begin

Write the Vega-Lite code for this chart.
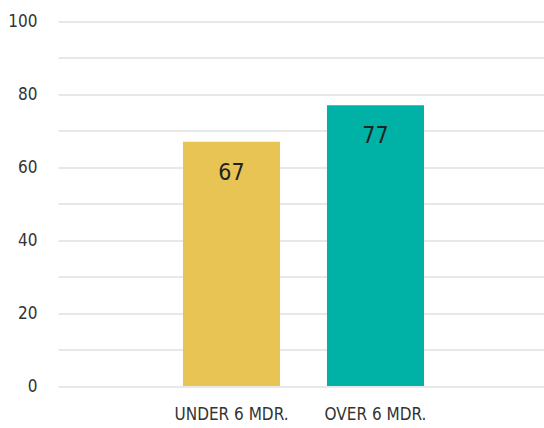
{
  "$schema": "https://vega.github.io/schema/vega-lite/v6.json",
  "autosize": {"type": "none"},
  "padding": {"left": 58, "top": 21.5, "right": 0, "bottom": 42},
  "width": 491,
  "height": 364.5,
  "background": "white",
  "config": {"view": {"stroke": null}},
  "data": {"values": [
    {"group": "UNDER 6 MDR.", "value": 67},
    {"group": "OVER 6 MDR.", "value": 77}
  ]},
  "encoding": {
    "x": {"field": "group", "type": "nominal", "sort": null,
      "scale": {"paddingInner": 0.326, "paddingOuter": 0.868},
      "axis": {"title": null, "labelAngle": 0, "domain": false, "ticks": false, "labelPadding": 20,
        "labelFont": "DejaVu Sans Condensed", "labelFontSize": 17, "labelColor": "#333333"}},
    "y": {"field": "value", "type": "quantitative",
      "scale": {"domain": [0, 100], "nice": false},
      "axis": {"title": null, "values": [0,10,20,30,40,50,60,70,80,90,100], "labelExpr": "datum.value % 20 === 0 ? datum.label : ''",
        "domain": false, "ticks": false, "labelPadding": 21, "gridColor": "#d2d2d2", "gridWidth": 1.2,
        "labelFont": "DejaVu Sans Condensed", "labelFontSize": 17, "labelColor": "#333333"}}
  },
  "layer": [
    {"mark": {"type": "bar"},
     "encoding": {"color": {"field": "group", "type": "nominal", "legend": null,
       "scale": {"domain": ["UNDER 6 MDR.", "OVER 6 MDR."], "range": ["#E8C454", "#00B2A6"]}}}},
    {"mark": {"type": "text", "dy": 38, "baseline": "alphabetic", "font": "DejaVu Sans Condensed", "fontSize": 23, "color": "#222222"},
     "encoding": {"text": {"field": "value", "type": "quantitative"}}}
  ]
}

end

__REQUIRED TASK__. Reproduce all of the data exactly; the pictures do not belong in the copy.

__WRITTEN ANSWER__.
Write the Vega-Lite code for this chart.
{
  "$schema": "https://vega.github.io/schema/vega-lite/v6.json",
  "autosize": {"type": "none"},
  "padding": {"left": 58, "top": 21.5, "right": 0, "bottom": 42},
  "width": 491,
  "height": 364.5,
  "background": "white",
  "config": {"view": {"stroke": null}},
  "data": {"values": [
    {"group": "UNDER 6 MDR.", "value": 67},
    {"group": "OVER 6 MDR.", "value": 77}
  ]},
  "encoding": {
    "x": {"field": "group", "type": "nominal", "sort": null,
      "scale": {"paddingInner": 0.326, "paddingOuter": 0.868},
      "axis": {"title": null, "labelAngle": 0, "domain": false, "ticks": false, "labelPadding": 20,
        "labelFont": "DejaVu Sans Condensed", "labelFontSize": 17, "labelColor": "#333333"}},
    "y": {"field": "value", "type": "quantitative",
      "scale": {"domain": [0, 100], "nice": false},
      "axis": {"title": null, "values": [0,10,20,30,40,50,60,70,80,90,100], "labelExpr": "datum.value % 20 === 0 ? datum.label : ''",
        "domain": false, "ticks": false, "labelPadding": 21, "gridColor": "#d2d2d2", "gridWidth": 1.2,
        "labelFont": "DejaVu Sans Condensed", "labelFontSize": 17, "labelColor": "#333333"}}
  },
  "layer": [
    {"mark": {"type": "bar"},
     "encoding": {"color": {"field": "group", "type": "nominal", "legend": null,
       "scale": {"domain": ["UNDER 6 MDR.", "OVER 6 MDR."], "range": ["#E8C454", "#00B2A6"]}}}},
    {"mark": {"type": "text", "dy": 38, "baseline": "alphabetic", "font": "DejaVu Sans Condensed", "fontSize": 23, "color": "#222222"},
     "encoding": {"text": {"field": "value", "type": "quantitative"}}}
  ]
}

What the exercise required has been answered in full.